The watch is set with 600 gems that amount to 11 carats Image Credit: Image courtesy: Roger Dubuis

Roger Dubuis makes some of the most flamboyant watches in the industry today. Over the years, the brand’s calling card has been oversized cases in exotic materials, extroverted designs, and partnerships with showy brands like Lamborghini. At Watches & Wonders Shanghai, the brand introduced yet another exercise in excess – the one-off Excalibur Superbia has 600 stones including diamonds and blue sapphires that amount to 11 carats. The watch costs close to $900,000 and is powered by a high-horology double flying tourbillon movement.

The case is made from a white gold and palladium alloy Image Credit: Image courtesy: Roger Dubuis

The Excalibur Superbia’s creation is inspired by the work of Japanese artist Kaz Shirane. Widely acclaimed for his work in interior design and spatial art, Shirane’s installation featuring prism-shaped mirrors is echoed by the tetrahedron-shaped gems on the Excalibur Superbia. The watch’s imposing 45-mm-wide is made from a white gold and palladium alloy. The latter is a shiny white metal that’s rarer and more expensive now than gold. Every stone set on the flange, bezel, case, and crown is tetrahedron-shaped and assembled with an invisible setting, even on curved surfaces - a near-impossible task for gem setters.

Each tetrahedron-shaped stone is set at a different angle Image Credit: Image courtesy: Roger Dubuis

A craftsmen has to prepare the case for invisible setting by creating grooves and ridges to hold each gem. The triangular pyramid shape of each stone makes this a harder-than-usual task, it requires extreme patience and skill to ensure the stones are set into the case without breakage. The spangled case alone holds 238 stones, each at at different angle. This complex arrangement means that the gem setter has to deal with the points of six or seven stones meeting simultaneously in the same spot. The entire process takes about three times longer than if the same case is set with baguette-cut stones. According to the brand, it takes 420 hours just to set the case and bezel. And we haven’t even talked about the grooving or the cutting of the stones.

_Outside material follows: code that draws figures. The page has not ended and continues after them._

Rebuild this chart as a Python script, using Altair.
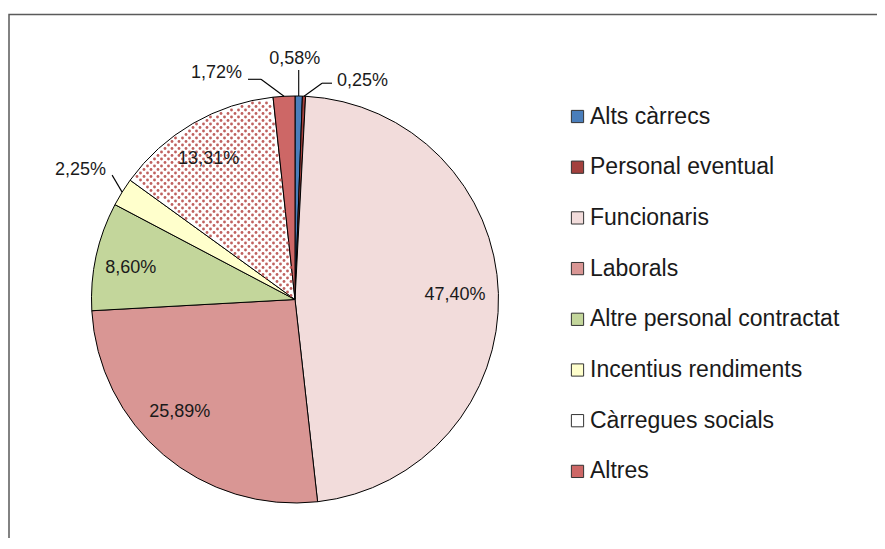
import math
import altair as alt
import pandas as pd

# ---------------- data ----------------
categories = ["Alts càrrecs", "Personal eventual", "Funcionaris", "Laborals",
              "Altre personal contractat", "Incentius rendiments",
              "Càrregues socials", "Altres"]
values = [0.58, 0.25, 47.40, 25.89, 8.60, 2.25, 13.31, 1.72]
colors = ["#4a7ebb", "#a3403d", "#f2dcdb", "#d99694",
          "#c3d69b", "#ffffcc", "#ffffff", "#cd6766"]
labels = [f"{v:.2f}".replace(".", ",") + "%" for v in values]

df = pd.DataFrame({"category": categories, "value": values,
                   "label": labels, "order": list(range(len(categories)))})

# ---------------- layout / style ----------------
W, H = 869, 530
CX, CY, R = 287, 291.5, 203.5
LABEL_R = 160
FONT = "Liberation Sans"
TXT = "#1a1a1a"

inside_nudge = {
    "Funcionaris": (0, 0),
    "Laborals": (-12, -10),
    "Altre personal contractat": (-8, 3),
    "Càrregues socials": (-6, -2),
}
outside = {
    "Alts càrrecs": dict(dx=-4, dy=-37, align="center", ex=0, ey=-26, tail=0),
    "Personal eventual": dict(dx=33, dy=-15, align="left", ex=18, ey=-13, tail=10),
    "Altres": dict(dx=-42, dy=-23, align="right", ex=-23, ey=-17, tail=-13),
    "Incentius rendiments": dict(dx=-16, dy=-22, align="right", ex=-10, ey=-17, tail=0),
}

base = alt.Chart(df).transform_joinaggregate(
    total="sum(value)"
).transform_window(
    cum="sum(value)", sort=[alt.SortField("order")], frame=[None, 0]
).transform_calculate(
    mid="(datum.cum - datum.value / 2) / datum.total * 2 * PI"
)


def xpix(f):
    return alt.X(f"{f}:Q", scale=None, axis=None)


def ypix(f):
    return alt.Y(f"{f}:Q", scale=None, axis=None)


layers = []

# frame
frame = alt.Chart(alt.sequence(0, 1, as_="i")).mark_rect(
    fillOpacity=0, stroke="#5a5a5a", strokeWidth=1.5
).encode(x=alt.value(1), y=alt.value(6.5), x2=alt.value(3000), y2=alt.value(3000))
layers.append(frame)

# pie
pie = alt.Chart(df).mark_arc(outerRadius=R, stroke="black", strokeWidth=1).encode(
    theta=alt.Theta("value:Q", stack=True),
    order=alt.Order("order:Q"),
    color=alt.Color("category:N", sort=categories,
                    scale=alt.Scale(domain=categories, range=colors),
                    legend=alt.Legend(title=None, orient="none", legendX=558, legendY=97,
                                      symbolType="square", symbolSize=150,
                                      symbolStrokeColor="#333333", symbolStrokeWidth=1,
                                      labelFont=FONT, labelFontSize=23, labelColor=TXT,
                                      labelOffset=1, rowPadding=26.7, padding=0,
                                      labelLimit=400)),
    x=alt.value(CX), y=alt.value(CY),
)
layers.append(pie)

# dotted pattern for "Càrregues socials"
total = sum(values)
k = categories.index("Càrregues socials")
a0 = sum(values[:k]) / total * 2 * math.pi
a1 = sum(values[:k + 1]) / total * 2 * math.pi
HX, VY = 7, 3.5
cols = int(R // HX) + 3
rows = int(R // VY) + 3
dots = alt.Chart(alt.sequence(0, cols * rows, as_="i")).transform_calculate(
    gx=f"datum.i % {cols}", gy=f"floor(datum.i / {cols})"
).transform_calculate(
    px=f"{CX - R} + datum.gx * {HX} + (datum.gy % 2) * {HX / 2}",
    py=f"{CY - R} + datum.gy * {VY}",
).transform_calculate(
    rr=f"sqrt(pow(datum.px - {CX}, 2) + pow(datum.py - {CY}, 2))",
    ang=f"(atan2(datum.px - {CX}, {CY} - datum.py) + 2 * PI) % (2 * PI)",
).transform_filter(
    f"datum.rr < {R - 2} && datum.rr > 3 && datum.ang > {a0 + 0.012} && datum.ang < {a1 - 0.012}"
).mark_circle(size=8, color="#b8504e", opacity=0.9).encode(
    x=xpix("px"), y=ypix("py")
)
layers.append(dots)

# inside labels
for cat, (ndx, ndy) in inside_nudge.items():
    t = base.transform_filter(alt.datum.category == cat).transform_calculate(
        px=f"{CX} + {LABEL_R} * sin(datum.mid)",
        py=f"{CY} - {LABEL_R} * cos(datum.mid)",
    ).mark_text(font=FONT, fontSize=18, color=TXT, align="center",
                baseline="middle", dx=ndx, dy=ndy).encode(
        x=xpix("px"), y=ypix("py"), text="label:N")
    layers.append(t)

# outside labels with leader lines
for cat, s in outside.items():
    b = base.transform_filter(alt.datum.category == cat).transform_calculate(
        ex=f"{CX} + {R} * sin(datum.mid)",
        ey=f"{CY} - {R} * cos(datum.mid)",
    ).transform_calculate(
        kx=f"datum.ex + {s['ex']}", ky=f"datum.ey + {s['ey']}",
    ).transform_calculate(
        tx=f"datum.kx + {s['tail']}",
    )
    layers.append(b.mark_rule(color="black", strokeWidth=1.1).encode(
        x=xpix("ex"), y=ypix("ey"), x2="kx:Q", y2="ky:Q"))
    if s["tail"] != 0:
        layers.append(b.mark_rule(color="black", strokeWidth=1.1).encode(
            x=xpix("kx"), y=ypix("ky"), x2="tx:Q", y2="ky:Q"))
    layers.append(b.mark_text(font=FONT, fontSize=18, color=TXT, align=s["align"],
                              baseline="middle", dx=s["dx"], dy=s["dy"]).encode(
        x=xpix("ex"), y=ypix("ey"), text="label:N"))

chart = alt.layer(*layers).properties(
    width=W, height=H, autosize=alt.AutoSizeParams(type="none"), padding=0
).configure_view(stroke=None)

chart.save("out.html", embed_options={"renderer": "svg", "actions": False})
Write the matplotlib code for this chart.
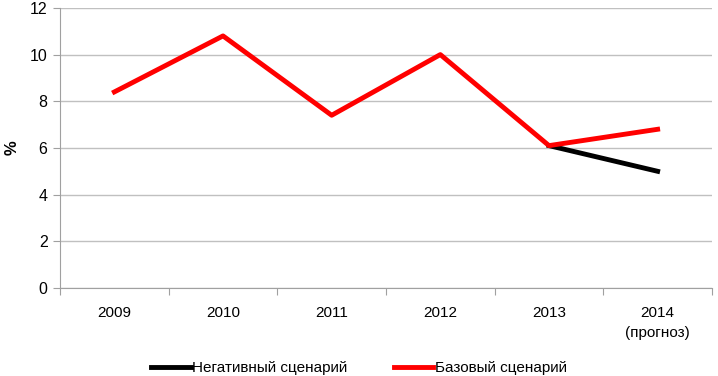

It takes 420 hours just to set the case and bezel with stones Image Credit: Image courtesy: Roger Dubuis

Such is the focus on the gem setting that it’s easy to forget that the watch is powered by brand new movement – the skeletonized Caliber RD108SQ, an update on the RD105SQ, which was the first skeletonized movement with a double flying tourbillon connected with a differential. The characteristic star-shaped bridge of the Excalibur range is set with diamonds and the open-worked dial’s double section flange is studded with diamonds and sapphires. The manual-winding movement has a power reserve of 72 hours and has the prestigious Geneva Seal (Poinçon de Genève) – a quality seal for movements assembled in the Canton of Geneva that focuses on the movement’s finishing and decoration.

Priced at $858,500, the Excalibur Superbia is a one-off piece and is part of Roger Dubuis’ Unique series (which also features the Excalibur Diabolus in Machina minute repeater) that allows buyers to customise each watch to ensure exclusivity.